The concern is actually greater in the fediverse, since a federated admin has access to even more information, and there is no absolute way to delete everything even with GDPR. I think that the risk is worth building a better internet. It's also a part of why blocking Threads is important.
So, I'm gonna be honest. I don't think that mass deanonymization via text analysis is in the immediate future.
Is it a theoretical risk? Yes. It's not because I don't think that it's technically doable. It's for a rather-more-depressing reason: because there's lower-hanging fruit if someone is trying to build a deanonymized database. I just don't think that it's presently worth the kind of effort required to mass-deanonymize text, in general.
Any time you have an account with some company that persists for a long time, if they retain a persistent IP address log, then whenever you log in, you're linking your identity and the IP address at that time. Especially if one cross-correlates logs at a few companies, and a data-miner could do a reasonably reliable job of deanonymizing someone. Maybe it's not perfect, maybe there are several people in a household or something, maybe some material is suspect. But if you're watching cookies in a browser on a phone crossing from one network to another and such, my guess is that you can typically probably map an IP address to a fairly limited number of people.
And if someone's downloading an app to their phone that's intentionally transmitting a unique identifier, then it's pretty much game over anyway, absent something like XPrivacyLua that can forge information. Companies want to get people using their phone apps.
An individual person might be subject to doxxing from someone who wants to try to identify their real-life persona from an online persona. But I don't think that companies will generally likely be going that route in the near future to try to deanonymize users en masse, because they've already got easier, more-reliable ways to track people that people are vulnerable to.

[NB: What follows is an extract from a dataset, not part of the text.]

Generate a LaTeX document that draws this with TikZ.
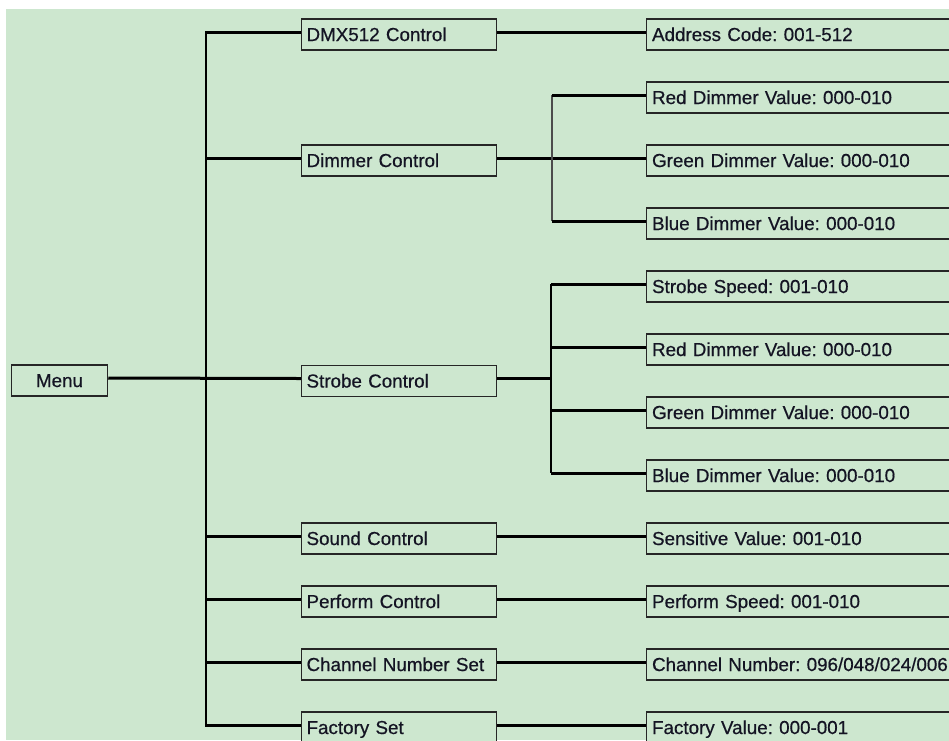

All that being said, once text is out there, it's potentially not going away, so keeping in mind that it might be deanonymized one day via future analysis might be a good idea. The Federalist Papers were deanonymized via Bayesian statistical analysis centuries after they were written using technologies that their authors could not have dreamed of.
Robert Hanssen -- a Soviet mole in the FBI who had counterintelligence expertise and could reasonably expect to be dealing with state-level intelligence agencies going after him -- was caught because he used the unique phrase "the purple-pissing Japanese" on two occasions; once where his real-life identity wasn't known but that he was a spy was, and once where his real-life identity was known but not that he was a spy. That deanonymization was done manually, via human effort, but if you figure that the same sorts of approaches could be used to link accounts at different services and across accounts on one service...shrugs I mean, I just don't have the tools to try to resist something like that, to keep what I'm saying intact but present ideas in a way that I'd be confident would be strong against that kind of analysis.
Was it random gibberish or the same phrase every time? I'm not sure what Reddit is capable of but if you use a copy pasted message then they could easily know which posts to undelete. However, if you replace your posts with random sentences (say pick from a list of 100) they won't know which is real through obfuscation.